«Assumo psicofarmaci da dieci anni, è lecito sperare nella guarigione?»

di Giancarlo Cerveri

Oltre agli interventi psicofarmacologici, psicoterapici e riabilitativi, è fondamentale anche ragionare sugli stili di vita

Ho 25 anni, quando ne avevo 15 sono stato preso in carico dalla neuropsichiatria infantile per delirio e scatti di rabbia verso i miei genitori. Ho avuto un’infanzia piena di trascuratezza e mancanza di attenzioni. Mi preoccupano i farmaci che prendo da 10 anni: capisco che sono necessari ma vorrei stare bene anche senza. Posso sperare di guarire?

Risponde Giancarlo Cerveri, direttore Unità operativa complessa di Psichiatria, ASST di Lodi (VAI AL FORUM)

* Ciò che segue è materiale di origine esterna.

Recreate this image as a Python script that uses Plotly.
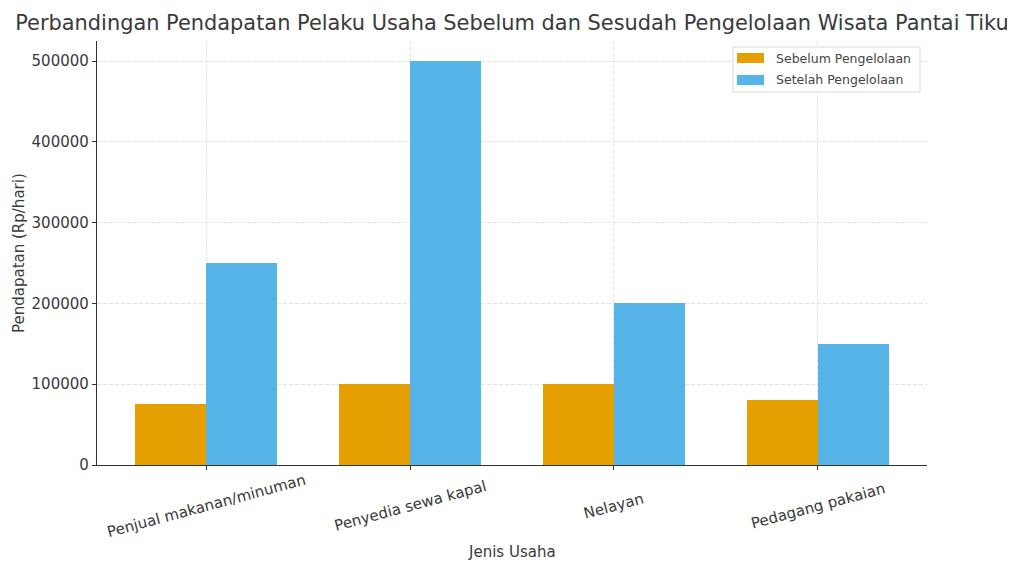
import plotly.graph_objects as go

categories = ["Penjual makanan/minuman", "Penyedia sewa kapal", "Nelayan", "Pedagang pakaian"]
sebelum = [75000, 100000, 100000, 80000]
setelah = [250000, 500000, 200000, 150000]
series_names = ["Sebelum Pengelolaan", "Setelah Pengelolaan"]
colors = ["#E69F00", "#56B4E9"]
yticks = [0, 100000, 200000, 300000, 400000, 500000]

# page has an 8px body margin in the screenshot
W, H = 1015, 563
L, T, R, B = 89, 33, 96, 106
PW, PH = W - L - R, H - T - B

x = list(range(len(categories)))
w = 0.35
fig = go.Figure()
fig.add_trace(go.Bar(x=[i - w / 2 for i in x], y=sebelum, width=w, name=series_names[0],
                     marker=dict(color=colors[0], line=dict(width=0))))
fig.add_trace(go.Bar(x=[i + w / 2 for i in x], y=setelah, width=w, name=series_names[1],
                     marker=dict(color=colors[1], line=dict(width=0))))

txt = "#3a3a3a"
fig.update_layout(
    width=W, height=H,
    margin=dict(l=L, r=R, t=T, b=B, autoexpand=False),
    paper_bgcolor="white", plot_bgcolor="white",
    font=dict(family="DejaVu Sans", size=15, color=txt),
    title=dict(text="Perbandingan Pendapatan Pelaku Usaha Sebelum dan Sesudah Pengelolaan Wisata Pantai Tiku",
               x=(L + PW / 2) / W, xanchor="center", y=1 - 15 / H, yanchor="middle",
               font=dict(size=20.9, color=txt)),
    barmode="overlay",
    bargap=0,
    showlegend=False,
)
fig.update_xaxes(
    range=[-0.535, 3.535], tickmode="array", tickvals=x, ticktext=[""] * len(x),
    showline=True, linecolor="#333333", linewidth=1.3,
    ticks="outside", ticklen=4, tickcolor="#333333",
    showgrid=True, gridcolor="#e3e3e3", griddash="4px,2px", gridwidth=1,
    zeroline=False, automargin=False,
)
fig.update_yaxes(
    range=[0, 525000], tickmode="array", tickvals=yticks, ticktext=[str(v) for v in yticks],
    showline=True, linecolor="#333333", linewidth=1.3,
    ticks="outside", ticklen=4, tickcolor="#333333",
    showgrid=True, gridcolor="#e3e3e3", griddash="4px,2px", gridwidth=1,
    tickfont=dict(size=15, color=txt), zeroline=False, automargin=False,
)

# rotated category labels, centred under each tick (matplotlib style)
for i, c in zip(x, categories):
    fig.add_annotation(x=i, y=0, xref="x", yref="paper", text=c, showarrow=False,
                       textangle=-15, xanchor="center", yanchor="middle", yshift=-41,
                       font=dict(size=15, color=txt))
# axis titles
fig.add_annotation(x=0.5, y=0, xref="paper", yref="paper", text="Jenis Usaha", showarrow=False,
                   xanchor="center", yanchor="middle", yshift=-87, font=dict(size=15, color=txt))
fig.add_annotation(x=0, y=0.5, xref="paper", yref="paper", text="Pendapatan (Rp/hari)", showarrow=False,
                   textangle=-90, xanchor="center", yanchor="middle", xshift=-78,
                   font=dict(size=15, color=txt))

# legend box (upper right)
def px_x(p):
    return (p - L) / PW
def px_y(p):
    return 1 - (p - T) / PH

fig.add_shape(type="rect", xref="paper", yref="paper",
              x0=px_x(725), x1=px_x(912), y0=px_y(84), y1=px_y(39),
              line=dict(color="#d9d9d9", width=1), fillcolor="rgba(255,255,255,0.85)", layer="above")
for k, (nm, col) in enumerate(zip(series_names, colors)):
    yc = 50 + k * 22
    fig.add_shape(type="rect", xref="paper", yref="paper",
                  x0=px_x(729), x1=px_x(756), y0=px_y(yc + 5), y1=px_y(yc - 5),
                  line=dict(width=0), fillcolor=col, layer="above")
    fig.add_annotation(x=px_x(766), y=px_y(yc), xref="paper", yref="paper", text=nm,
                       showarrow=False, xanchor="left", yanchor="middle",
                       font=dict(size=12.5, color="#444444"))

fig.write_html("out.html")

In psichiatria si effettua una diagnosi quando il processo patologico diventa un’alterazione comportamentale. Proverò a chiarire: la persona inizia ad avere dei disturbi emotivi sempre più gravi, ma poco appare all’esterno finché riesce ad andare a scuola, fare i compiti e svolgere alcune incombenze della vita quotidiana. Il livello di sofferenza individuale a volte è elevatissimo ma, complice anche la vergogna, il soggetto non comunica e nessuno si accorge di nulla. La malattia diventa evidente magari a distanza di mesi o anni, quando la persona, esausta, esplode in crisi di rabbia oppure presenta comportamenti anomali. Creare un ambiente culturale favorevole alla comunicazione delle proprie difficoltà emotive e psichiche è un punto di partenza per intervenire precocemente.

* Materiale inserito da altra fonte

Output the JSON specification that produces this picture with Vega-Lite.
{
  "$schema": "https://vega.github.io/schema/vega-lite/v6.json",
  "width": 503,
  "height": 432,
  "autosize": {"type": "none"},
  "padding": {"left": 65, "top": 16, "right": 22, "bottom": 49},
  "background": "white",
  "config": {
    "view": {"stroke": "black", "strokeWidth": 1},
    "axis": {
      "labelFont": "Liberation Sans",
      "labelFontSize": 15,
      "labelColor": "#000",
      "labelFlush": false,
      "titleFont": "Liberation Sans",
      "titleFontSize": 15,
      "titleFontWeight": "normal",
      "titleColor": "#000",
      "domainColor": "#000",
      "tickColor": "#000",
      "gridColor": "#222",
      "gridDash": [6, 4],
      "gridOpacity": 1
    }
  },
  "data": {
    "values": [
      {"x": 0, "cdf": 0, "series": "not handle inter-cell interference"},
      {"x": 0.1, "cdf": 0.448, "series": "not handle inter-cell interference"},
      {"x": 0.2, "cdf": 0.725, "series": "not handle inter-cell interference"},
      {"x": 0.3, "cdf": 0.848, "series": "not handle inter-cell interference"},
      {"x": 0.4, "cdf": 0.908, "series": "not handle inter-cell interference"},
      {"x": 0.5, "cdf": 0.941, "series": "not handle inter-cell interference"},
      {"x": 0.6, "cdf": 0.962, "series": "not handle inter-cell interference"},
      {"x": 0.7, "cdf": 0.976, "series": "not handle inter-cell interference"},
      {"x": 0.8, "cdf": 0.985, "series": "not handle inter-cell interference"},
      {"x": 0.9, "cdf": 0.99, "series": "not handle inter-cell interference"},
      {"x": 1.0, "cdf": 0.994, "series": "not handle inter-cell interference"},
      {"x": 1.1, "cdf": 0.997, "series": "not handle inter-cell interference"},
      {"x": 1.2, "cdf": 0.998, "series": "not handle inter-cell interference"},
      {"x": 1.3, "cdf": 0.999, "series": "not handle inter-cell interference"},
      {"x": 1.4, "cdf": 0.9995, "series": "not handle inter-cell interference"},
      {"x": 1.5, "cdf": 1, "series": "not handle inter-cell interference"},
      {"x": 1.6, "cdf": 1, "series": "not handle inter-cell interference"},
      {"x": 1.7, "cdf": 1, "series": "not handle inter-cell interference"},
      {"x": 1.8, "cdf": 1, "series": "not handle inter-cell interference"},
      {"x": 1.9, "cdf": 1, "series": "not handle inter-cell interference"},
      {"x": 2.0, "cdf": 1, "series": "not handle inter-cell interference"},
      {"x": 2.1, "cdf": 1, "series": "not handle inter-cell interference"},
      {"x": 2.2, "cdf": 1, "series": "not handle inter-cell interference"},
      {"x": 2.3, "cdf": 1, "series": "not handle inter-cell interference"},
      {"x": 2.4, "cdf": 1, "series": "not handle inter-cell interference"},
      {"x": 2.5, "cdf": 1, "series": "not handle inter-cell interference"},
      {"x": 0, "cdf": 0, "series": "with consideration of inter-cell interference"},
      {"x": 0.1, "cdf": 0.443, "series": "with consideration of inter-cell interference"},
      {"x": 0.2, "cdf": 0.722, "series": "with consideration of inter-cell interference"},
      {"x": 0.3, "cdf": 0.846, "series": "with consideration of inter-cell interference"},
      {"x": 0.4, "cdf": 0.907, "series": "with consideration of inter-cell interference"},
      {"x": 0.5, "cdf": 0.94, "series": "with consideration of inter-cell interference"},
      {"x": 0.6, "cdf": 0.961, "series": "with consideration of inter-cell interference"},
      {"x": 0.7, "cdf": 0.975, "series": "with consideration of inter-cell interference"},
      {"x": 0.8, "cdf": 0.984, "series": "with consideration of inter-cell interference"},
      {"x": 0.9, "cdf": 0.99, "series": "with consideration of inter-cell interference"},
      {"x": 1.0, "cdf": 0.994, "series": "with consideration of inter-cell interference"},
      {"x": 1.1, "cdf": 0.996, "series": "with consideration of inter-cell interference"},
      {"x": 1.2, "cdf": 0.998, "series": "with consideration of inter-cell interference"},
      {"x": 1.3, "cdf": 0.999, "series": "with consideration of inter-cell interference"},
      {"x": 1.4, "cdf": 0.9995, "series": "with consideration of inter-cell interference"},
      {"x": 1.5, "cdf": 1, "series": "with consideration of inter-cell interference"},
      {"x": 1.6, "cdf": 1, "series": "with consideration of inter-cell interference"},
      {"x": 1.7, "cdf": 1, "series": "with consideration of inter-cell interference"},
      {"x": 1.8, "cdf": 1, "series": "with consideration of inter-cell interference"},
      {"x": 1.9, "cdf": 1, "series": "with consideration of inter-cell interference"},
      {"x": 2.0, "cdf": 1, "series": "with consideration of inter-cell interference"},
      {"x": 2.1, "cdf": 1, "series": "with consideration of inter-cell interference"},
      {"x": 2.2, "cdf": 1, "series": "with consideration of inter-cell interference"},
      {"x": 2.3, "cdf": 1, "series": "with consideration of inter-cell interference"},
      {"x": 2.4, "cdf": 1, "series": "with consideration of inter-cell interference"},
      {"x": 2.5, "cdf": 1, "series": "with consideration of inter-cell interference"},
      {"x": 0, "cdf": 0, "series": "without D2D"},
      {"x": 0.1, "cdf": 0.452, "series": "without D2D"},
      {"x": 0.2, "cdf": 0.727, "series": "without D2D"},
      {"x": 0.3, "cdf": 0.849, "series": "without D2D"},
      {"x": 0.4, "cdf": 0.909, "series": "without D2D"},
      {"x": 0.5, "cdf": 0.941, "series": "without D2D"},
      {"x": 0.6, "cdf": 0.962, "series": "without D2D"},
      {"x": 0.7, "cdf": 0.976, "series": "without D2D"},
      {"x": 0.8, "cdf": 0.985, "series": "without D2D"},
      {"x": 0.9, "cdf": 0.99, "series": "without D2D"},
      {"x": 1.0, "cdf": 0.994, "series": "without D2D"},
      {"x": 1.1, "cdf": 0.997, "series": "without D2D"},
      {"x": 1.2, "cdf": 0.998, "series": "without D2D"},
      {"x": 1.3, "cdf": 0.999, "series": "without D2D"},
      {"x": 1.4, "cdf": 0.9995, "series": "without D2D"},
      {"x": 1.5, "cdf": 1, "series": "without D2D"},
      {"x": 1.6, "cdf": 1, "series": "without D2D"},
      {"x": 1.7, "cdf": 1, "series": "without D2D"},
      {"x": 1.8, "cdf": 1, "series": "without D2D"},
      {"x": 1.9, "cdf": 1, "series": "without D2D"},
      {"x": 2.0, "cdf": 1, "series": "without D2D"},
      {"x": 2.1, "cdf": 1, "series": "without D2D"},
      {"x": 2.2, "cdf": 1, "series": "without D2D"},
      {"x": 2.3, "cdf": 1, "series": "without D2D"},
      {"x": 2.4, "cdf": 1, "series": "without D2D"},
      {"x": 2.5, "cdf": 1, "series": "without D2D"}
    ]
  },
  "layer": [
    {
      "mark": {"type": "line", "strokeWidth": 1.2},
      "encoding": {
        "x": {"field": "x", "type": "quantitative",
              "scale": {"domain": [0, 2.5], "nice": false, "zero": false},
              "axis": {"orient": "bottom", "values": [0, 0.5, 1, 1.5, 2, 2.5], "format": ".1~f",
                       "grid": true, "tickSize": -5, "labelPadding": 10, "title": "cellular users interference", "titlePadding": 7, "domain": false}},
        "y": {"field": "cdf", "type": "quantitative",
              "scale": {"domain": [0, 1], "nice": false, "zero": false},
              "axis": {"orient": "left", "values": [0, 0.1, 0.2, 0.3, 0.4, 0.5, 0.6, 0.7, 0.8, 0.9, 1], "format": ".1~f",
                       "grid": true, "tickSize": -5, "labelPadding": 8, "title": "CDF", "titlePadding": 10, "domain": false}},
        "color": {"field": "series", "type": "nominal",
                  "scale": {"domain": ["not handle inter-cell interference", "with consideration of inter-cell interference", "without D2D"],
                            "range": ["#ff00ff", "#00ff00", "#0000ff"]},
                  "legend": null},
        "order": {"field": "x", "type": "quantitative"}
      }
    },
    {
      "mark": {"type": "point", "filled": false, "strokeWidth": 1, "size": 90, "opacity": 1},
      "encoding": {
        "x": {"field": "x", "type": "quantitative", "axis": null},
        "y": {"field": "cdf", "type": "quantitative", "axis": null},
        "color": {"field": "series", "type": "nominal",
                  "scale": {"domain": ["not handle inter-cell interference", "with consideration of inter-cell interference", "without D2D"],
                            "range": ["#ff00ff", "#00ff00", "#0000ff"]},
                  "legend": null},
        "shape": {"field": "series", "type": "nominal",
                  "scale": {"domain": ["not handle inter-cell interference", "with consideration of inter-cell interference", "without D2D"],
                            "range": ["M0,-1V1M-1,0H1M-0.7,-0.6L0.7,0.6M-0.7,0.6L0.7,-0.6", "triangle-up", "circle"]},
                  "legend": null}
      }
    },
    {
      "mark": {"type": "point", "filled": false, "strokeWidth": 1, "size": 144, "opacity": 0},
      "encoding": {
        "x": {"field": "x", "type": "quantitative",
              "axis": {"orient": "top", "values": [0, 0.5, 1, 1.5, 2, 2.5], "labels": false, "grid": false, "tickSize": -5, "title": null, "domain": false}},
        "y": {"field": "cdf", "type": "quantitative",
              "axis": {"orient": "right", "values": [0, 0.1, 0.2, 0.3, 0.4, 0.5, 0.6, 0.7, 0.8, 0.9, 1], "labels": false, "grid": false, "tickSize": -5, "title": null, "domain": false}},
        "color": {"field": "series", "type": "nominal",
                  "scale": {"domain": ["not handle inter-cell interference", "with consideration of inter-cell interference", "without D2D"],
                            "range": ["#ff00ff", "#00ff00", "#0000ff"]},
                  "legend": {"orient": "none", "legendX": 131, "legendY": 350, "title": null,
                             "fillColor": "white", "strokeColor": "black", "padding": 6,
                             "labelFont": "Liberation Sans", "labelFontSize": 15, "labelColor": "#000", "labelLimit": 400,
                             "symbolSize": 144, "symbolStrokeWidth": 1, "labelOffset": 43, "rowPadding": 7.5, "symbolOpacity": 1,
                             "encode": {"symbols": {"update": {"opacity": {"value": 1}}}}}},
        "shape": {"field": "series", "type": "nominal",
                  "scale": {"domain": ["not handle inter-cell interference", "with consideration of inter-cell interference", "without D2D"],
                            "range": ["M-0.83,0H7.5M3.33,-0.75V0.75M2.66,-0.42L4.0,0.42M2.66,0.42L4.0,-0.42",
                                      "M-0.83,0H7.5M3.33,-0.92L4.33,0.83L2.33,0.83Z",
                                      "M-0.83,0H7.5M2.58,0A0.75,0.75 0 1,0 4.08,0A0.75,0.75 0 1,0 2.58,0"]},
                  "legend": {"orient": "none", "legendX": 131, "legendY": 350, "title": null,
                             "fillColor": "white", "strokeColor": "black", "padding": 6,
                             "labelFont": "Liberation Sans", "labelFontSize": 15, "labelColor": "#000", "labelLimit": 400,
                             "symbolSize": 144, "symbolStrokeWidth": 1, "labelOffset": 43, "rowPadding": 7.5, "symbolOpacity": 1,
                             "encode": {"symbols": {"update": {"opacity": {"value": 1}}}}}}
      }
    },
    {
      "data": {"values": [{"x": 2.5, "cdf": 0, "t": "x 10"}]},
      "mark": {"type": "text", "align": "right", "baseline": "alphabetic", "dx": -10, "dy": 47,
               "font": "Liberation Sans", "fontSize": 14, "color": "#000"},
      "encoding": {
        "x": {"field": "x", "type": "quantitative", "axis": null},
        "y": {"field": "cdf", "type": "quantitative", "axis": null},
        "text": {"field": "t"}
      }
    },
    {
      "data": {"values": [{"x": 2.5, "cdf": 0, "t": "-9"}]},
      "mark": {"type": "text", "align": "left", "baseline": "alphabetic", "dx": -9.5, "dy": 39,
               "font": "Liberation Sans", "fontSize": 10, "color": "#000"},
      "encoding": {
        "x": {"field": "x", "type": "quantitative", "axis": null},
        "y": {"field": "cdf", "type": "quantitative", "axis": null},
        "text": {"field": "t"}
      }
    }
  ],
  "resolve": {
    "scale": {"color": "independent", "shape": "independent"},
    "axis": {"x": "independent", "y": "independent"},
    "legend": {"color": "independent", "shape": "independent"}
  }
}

Pubertà e prima adolescenza

Seconda questione, è sempre più chiaro che molte patologie psichiatriche cominciano nella pubertà o nella prima adolescenza: in questa fase presentano una specifica espressione fatta di sintomi più transitori, ma meno specifici di un unico disturbo. Sintomi depressivi, maniacali, psicotici o di abuso di sostanze possono alternarsi in una condizione di grande sofferenza. La letteratura scientifica è ormai concorde nel definire questa condizione «stato mentale a rischio». A distanza di tempo questa condizione può transitare in un disturbo psichiatrico grave (psicosi, disturbo di personalità, disturbo bipolare), spesso condizioni ad elevata morbilità. Per tale motivo è sempre più urgente implementare i servizi per questa fascia di età, con capacità di riconoscimento e trattamento precoce. Terza questione, il ruolo della famiglia: nel processo di evoluzione della malattia, la famiglia gioca un ruolo centrale nell’aiutare e sostenere la persona a prendersi cura di sé, ad accettare un aiuto. Curare in modo adeguato una persona in questa fase cruciale dell’esistenza ha un effetto enorme sulla sua parabola vitale.

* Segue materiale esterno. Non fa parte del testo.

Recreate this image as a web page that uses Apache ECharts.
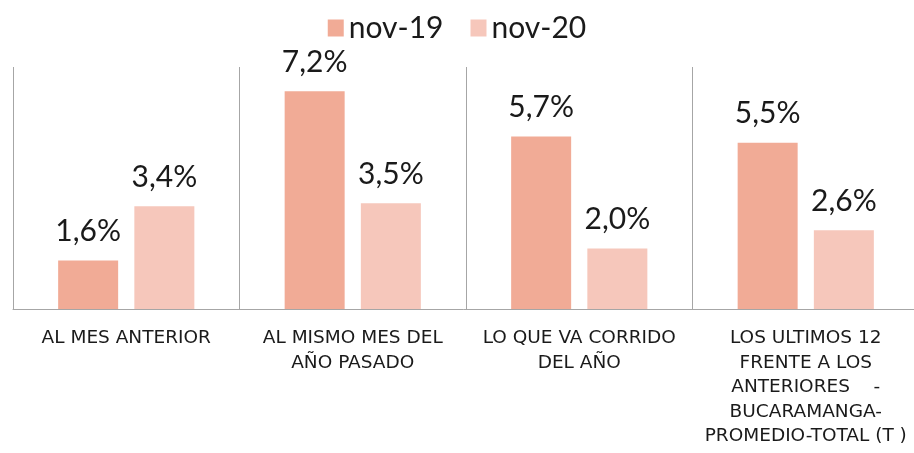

Il concetto di «guarigione»

Trattare la condizione acuta permettendo all’individuo di concludere il suo percorso formativo, creare il tessuto relazionale che caratterizzerà la sua vita adulta e consolidare le sue capacità di relazione emotiva rappresentano un obiettivo irrinunciabile. Per venire alla sua domanda, la risposta è che, se la patologia psichica è di origine multifattoriale, anche la cura deve percorrere strade diverse. Oltre agli interventi psicofarmacologici, psicoterapici e riabilitativi, è fondamentale anche ragionare sugli stili di vita. L’attività fisica costante, l’astensione da abusi di alcol o sostanze stupefacenti sono strumenti fondamentali per parlare di guarigione. Un termine che presenta numerose possibili definizioni per psichiatri, pazienti, genitori, manuali diagnostici e organizzatori dei servizi sanitari. Forse una delle più affascinanti è quella di un collega americano che si chiedeva se il suo paziente guarito fosse riuscito a trovare un lavoro che gli piacesse abbastanza, se avesse degli amici, qualche passione e un appuntamento con una persona per il sabato sera successivo.